The letters of Carter Henry Harrison (Class of 1845) of Lexington, Kentucky, written to his mother, Caroline E. Harrison, while he was a student at Yale College, provide a fascinating glimpse into student life at Yale in the middle of the 19th century. Carter’s letters, a small part of the Yale Miscellaneous Manuscripts Collection (MS 1258, Box 9, Folder 343), comprise eight letters written between 1842 and 1845.

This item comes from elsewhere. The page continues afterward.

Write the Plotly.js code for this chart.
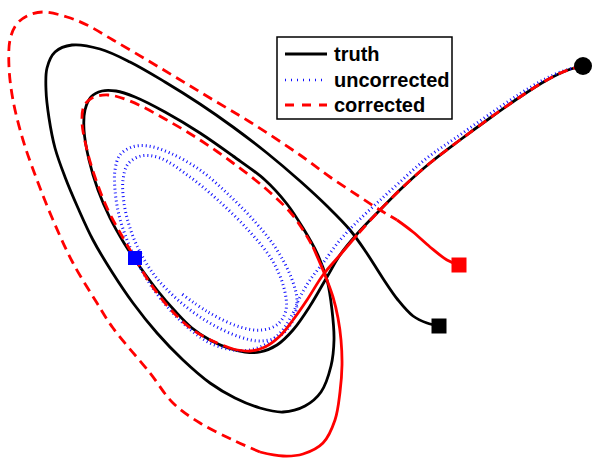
<!DOCTYPE html>
<html>
<head>
<meta charset="utf-8">
<script src="https://cdn.plot.ly/plotly-3.0.1.min.js"></script>
<style>
  html, body { margin: 0; padding: 0; background: #fff; }
  #chart { width: 592px; height: 461px; }
</style>
</head>
<body>
<div id="chart"></div>
<script>
// Trajectories (x right, y down)
const truthX = [583, 568, 547, 520, 490, 460, 430, 403, 380, 357, 340, 327, 310, 293, 277, 260, 245, 228, 210, 192, 175, 157, 140, 124, 110, 98, 89, 84, 85, 91, 102, 116, 135, 165, 200, 233, 265, 287, 303, 317, 327, 332, 334, 331, 321, 305, 283, 260, 235, 210, 183, 157, 133, 112, 93, 78, 65, 55, 49, 46, 47, 55, 72, 100, 130, 165, 200, 233, 267, 300, 328, 350, 366, 382, 398, 413, 427, 439];
const truthY = [66, 70, 80, 97, 118, 140, 163, 187, 210, 234, 255, 277, 306, 330, 345, 352, 352, 348, 340, 328, 311, 290, 267, 243, 218, 190, 160, 130, 110, 97, 91, 91, 97, 112, 133, 156, 180, 204, 228, 253, 280, 310, 340, 366, 392, 406, 412, 408, 398, 383, 360, 333, 303, 272, 240, 208, 177, 148, 118, 90, 68, 52, 45, 49, 62, 82, 104, 127, 153, 181, 207, 230, 252, 277, 300, 316, 323, 326];

const uncorrX = [583, 566, 545, 518, 487, 457, 427, 400, 377, 357, 340, 323, 310, 300, 292, 281, 266, 250, 233, 212, 192, 172, 152, 137, 127, 119, 115, 115, 120, 132, 148, 170, 200, 230, 257, 277, 291, 297, 293, 281, 262, 240, 208, 178, 155, 140, 130, 124, 123, 128, 141, 160, 190, 220, 250, 272, 284, 286, 278, 262, 240, 208, 182];
const uncorrY = [66, 70, 79, 95, 116, 137, 158, 182, 203, 222, 240, 263, 280, 297, 315, 332, 344, 350, 350, 344, 331, 312, 287, 262, 240, 215, 190, 170, 155, 147, 146, 153, 170, 196, 224, 250, 277, 300, 320, 335, 341, 337, 322, 300, 276, 252, 228, 203, 180, 164, 156, 158, 177, 202, 232, 260, 288, 310, 324, 330, 327, 312, 294];

// corrected run, split where the original drawing turns solid
const corrX = [
  [583, 568, 547, 520, 490, 460, 430, 403, 380, 357],
  [357, 340, 323, 307, 293, 280, 265, 250, 233],
  [233, 215, 193, 172, 150, 136, 122, 108, 96, 87, 82, 84, 92, 108, 130, 165, 200, 233, 265, 290, 303, 313],
  [313, 325, 333, 338, 341, 342, 340, 335, 323, 303, 283, 260],
  [260, 233, 200, 173, 150, 113, 97, 73, 53, 37, 23, 13, 9, 10, 16, 27, 43, 67, 87, 113, 147, 177, 210, 250, 300, 330, 360, 380, 397],
  [397, 413, 430, 447, 459]
];
const corrY = [
  [66, 70, 80, 97, 118, 140, 163, 187, 210, 235],
  [235, 255, 275, 300, 320, 336, 347, 351, 349],
  [349, 342, 330, 311, 283, 260, 236, 210, 180, 150, 122, 106, 98, 95, 101, 119, 140, 163, 188, 212, 230, 247],
  [247, 275, 297, 318, 340, 365, 392, 420, 443, 454, 456, 452],
  [452, 440, 423, 403, 373, 328, 303, 263, 220, 180, 140, 100, 67, 40, 25, 16, 12, 17, 25, 40, 60, 78, 98, 122, 155, 177, 197, 210, 220],
  [220, 232, 247, 260, 265]
];
const corrSolid = [false, true, false, true, false, true];

// start and end markers
const startPt = [583, 66];
const truthEnd = [439, 326];
const corrEnd = [459, 265];
const uncorrMark = [135, 258];

// legend entries
const legendNames = ["truth", "uncorrected", "corrected"];

const BLACK = "#000";
const BLUE = "#1010ff";
const RED = "#ff0000";
const RED_DASH = "10px,6px";
const BLUE_DOT = "1px,3px";

const traces = [];

traces.push({
  x: truthX, y: truthY, name: legendNames[0], type: "scatter", mode: "lines",
  line: { color: BLACK, width: 2.8, shape: "spline", smoothing: 1 },
});

traces.push({
  x: uncorrX, y: uncorrY, name: legendNames[1], type: "scatter", mode: "lines",
  line: { color: BLUE, width: 3, dash: BLUE_DOT, shape: "spline", smoothing: 1 },
});

corrX.forEach((xs, i) => {
  traces.push({
    x: xs, y: corrY[i], name: legendNames[2], type: "scatter", mode: "lines",
    line: {
      color: RED, width: 2.8, shape: "spline", smoothing: 1,
      dash: corrSolid[i] ? "solid" : RED_DASH,
    },
  });
});

function markerTrace(pt, symbol, color, size) {
  return {
    x: [pt[0]], y: [pt[1]], type: "scatter", mode: "markers",
    cliponaxis: false,
    marker: { symbol: symbol, color: color, size: size, line: { width: 0 } },
  };
}

traces.push(markerTrace(startPt, "circle", BLACK, 18));
traces.push(markerTrace(truthEnd, "square", BLACK, 15));
traces.push(markerTrace(corrEnd, "square", RED, 15));
traces.push(markerTrace(uncorrMark, "square", "#0000ff", 14));

// boxed legend, MATLAB style: 42px key then bold label
const legBox = { x0: 277, x1: 452, y0: 37, y1: 119 };
const legRows = [54, 80, 105];
const legKeys = [
  { color: BLACK, width: 2.8, dash: "solid" },
  { color: BLUE, width: 2.6, dash: "1px,5px" },
  { color: RED, width: 2.8, dash: "9px,8px" },
];

const shapes = [{
  type: "rect", xref: "x", yref: "y", layer: "above",
  x0: legBox.x0, x1: legBox.x1, y0: legBox.y0, y1: legBox.y1,
  fillcolor: "#fff", line: { color: "#000", width: 1.5 },
}];
legRows.forEach((y, i) => {
  shapes.push({
    type: "line", xref: "x", yref: "y", layer: "above",
    x0: 285, x1: 327, y0: y, y1: y,
    line: legKeys[i],
  });
});

const annotations = legRows.map((y, i) => ({
  x: 332, y: y, xref: "x", yref: "y", xanchor: "left", yanchor: "middle",
  text: legendNames[i], showarrow: false,
  font: { family: "Arial, 'Liberation Sans', sans-serif", size: 20, color: "#000", weight: "bold" },
}));

const layout = {
  width: 592,
  height: 461,
  margin: { l: 0, r: 0, t: 0, b: 0 },
  paper_bgcolor: "#fff",
  plot_bgcolor: "#fff",
  showlegend: false,
  xaxis: { range: [0, 592], visible: false, fixedrange: true },
  yaxis: { range: [461, 0], visible: false, fixedrange: true },
  shapes: shapes,
  annotations: annotations,
};

Plotly.newPlot("chart", traces, layout, { displayModeBar: false, staticPlot: true });
</script>
</body>
</html>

The letter dated 15 January 1843 is especially poignant because it reports the death in the college the previous week of an unnamed student who was Carter’s “only intimate acquaintance at this place … one of the most amiable boys [he] ever saw.” The student had “been sick eleven days (that is in bed) with the billious fever.” He discusses his own feelings about this sudden death of a fellow student, and reports that the boy’s father had not yet even arrived at Yale following notification of his son’s illness. Carter’s sentiments and his reassurances to his mother about his own well being are reminders of the profound physical and emotional distances from home experienced by many Yale College students in past centuries.

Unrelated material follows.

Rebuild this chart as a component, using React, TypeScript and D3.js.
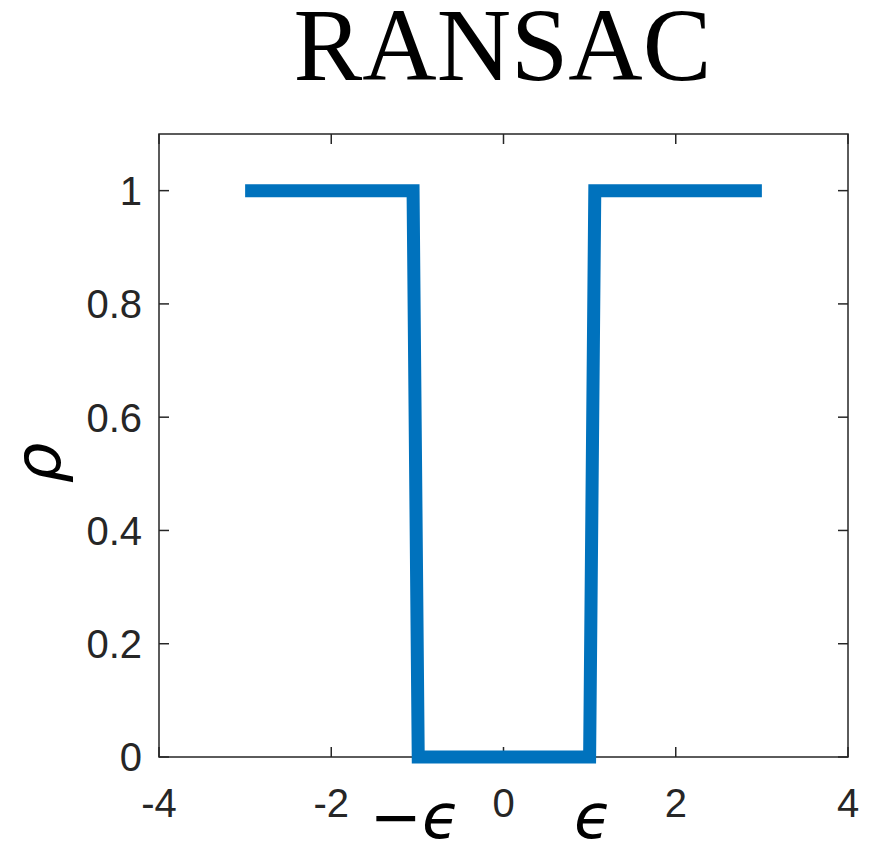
import { useEffect, useRef } from 'react';
import * as d3 from 'd3';

// loss curve samples (residual, rho)
const residuals = [-3, -1.05, -0.99, 1.0, 1.06, 3];
const rhoValues = [1, 1, 0, 0, 1, 1];
const xTicks = [-4, -2, 0, 2, 4];
const yTicks = [0, 0.2, 0.4, 0.6, 0.8, 1];
const titleText = 'RANSAC';

const App = () => {
  const svgRef = useRef<SVGSVGElement>(null);

  useEffect(() => {
    const W = 874;
    const H = 842;
    const svg = d3.select(svgRef.current).attr('width', W).attr('height', H);
    svg.selectAll('*').remove();

    const margin = { top: 134, right: 26, bottom: 85, left: 159 };
    const width = W - margin.left - margin.right;
    const height = H - margin.top - margin.bottom;
    const axisColor = '#262626';
    const tickFont = '"Liberation Sans", Arial, sans-serif';

    const x = d3.scaleLinear().domain([-4, 4]).range([0, width]);
    const y = d3.scaleLinear().domain([0, 1.1]).range([height, 0]);

    svg
      .append('text')
      .attr('x', margin.left + width / 2 - 1)
      .attr('y', 80)
      .attr('text-anchor', 'middle')
      .attr('font-family', '"Liberation Serif", "Times New Roman", serif')
      .attr('font-size', 103)
      .attr('fill', '#000')
      .text(titleText);

    const g = svg.append('g').attr('transform', `translate(${margin.left},${margin.top})`);

    // ticks pointing inward, on all four sides
    const tickLen = 10;
    xTicks.forEach((t) => {
      g.append('line')
        .attr('x1', x(t)).attr('x2', x(t))
        .attr('y1', height).attr('y2', height - tickLen)
        .attr('stroke', axisColor).attr('stroke-width', 1.5);
      g.append('line')
        .attr('x1', x(t)).attr('x2', x(t))
        .attr('y1', 0).attr('y2', tickLen)
        .attr('stroke', axisColor).attr('stroke-width', 1.5);
      g.append('text')
        .attr('x', x(t))
        .attr('y', height + 60)
        .attr('text-anchor', 'middle')
        .attr('font-family', tickFont)
        .attr('font-size', 40)
        .attr('fill', axisColor)
        .text(String(t));
    });

    yTicks.forEach((t) => {
      g.append('line')
        .attr('x1', 0).attr('x2', tickLen)
        .attr('y1', y(t)).attr('y2', y(t))
        .attr('stroke', axisColor).attr('stroke-width', 1.5);
      g.append('line')
        .attr('x1', width).attr('x2', width - tickLen)
        .attr('y1', y(t)).attr('y2', y(t))
        .attr('stroke', axisColor).attr('stroke-width', 1.5);
      g.append('text')
        .attr('x', -17)
        .attr('y', y(t))
        .attr('dy', '0.36em')
        .attr('text-anchor', 'end')
        .attr('font-family', tickFont)
        .attr('font-size', 40)
        .attr('fill', axisColor)
        .text(String(t));
    });

    g.append('rect')
      .attr('x', 0).attr('y', 0)
      .attr('width', width).attr('height', height)
      .attr('fill', 'none')
      .attr('stroke', axisColor)
      .attr('stroke-width', 1.5);

    const pts: [number, number][] = residuals.map((r, i) => [r, rhoValues[i]]);
    const line = d3
      .line<[number, number]>()
      .x((d) => x(d[0]))
      .y((d) => y(d[1]));

    g.append('path')
      .datum(pts)
      .attr('d', line)
      .attr('fill', 'none')
      .attr('stroke', '#0072BD')
      .attr('stroke-width', 13)
      .attr('stroke-linejoin', 'miter')
      .attr('stroke-linecap', 'butt');

    // annotations
    const mathFont = '"DejaVu Sans", sans-serif';
    svg
      .append('text')
      .attr('x', 370)
      .attr('y', 838)
      .attr('font-family', mathFont)
      .attr('font-style', 'italic')
      .attr('font-size', 62)
      .attr('fill', '#000')
      .text('−ϵ');
    svg
      .append('text')
      .attr('x', 574)
      .attr('y', 838)
      .attr('font-family', mathFont)
      .attr('font-style', 'italic')
      .attr('font-size', 62)
      .attr('fill', '#000')
      .text('ϵ');
    svg
      .append('text')
      .attr('transform', 'translate(60,463) rotate(-90)')
      .attr('text-anchor', 'middle')
      .attr('font-family', mathFont)
      .attr('font-style', 'italic')
      .attr('font-size', 64)
      .attr('fill', '#000')
      .text('ρ');
  }, []);

  return (
    <svg
      ref={svgRef}
      style={{ position: 'absolute', left: 0, top: 0, background: '#fff' }}
    ></svg>
  );
};

export default App;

Carter also discusses at length the preaching and religious considerations that were a part of the Yale College curriculum at the time, reflecting a very different educational and social environment than that encountered by Yale students from the latter 19th century to the present. The first page of the letter contains a contemporary woodcut of the Yale campus, the Old Brick Row, to which Carter has added a legend identifying the buildings. He closes his letter with information to his mother about how some of these buildings function in his daily routine as a student. While his labels under the buildings in the woodcut are correct, he has gotten north and south reversed in his listing of the buildings in the legend. A typed transcription of the letter is available.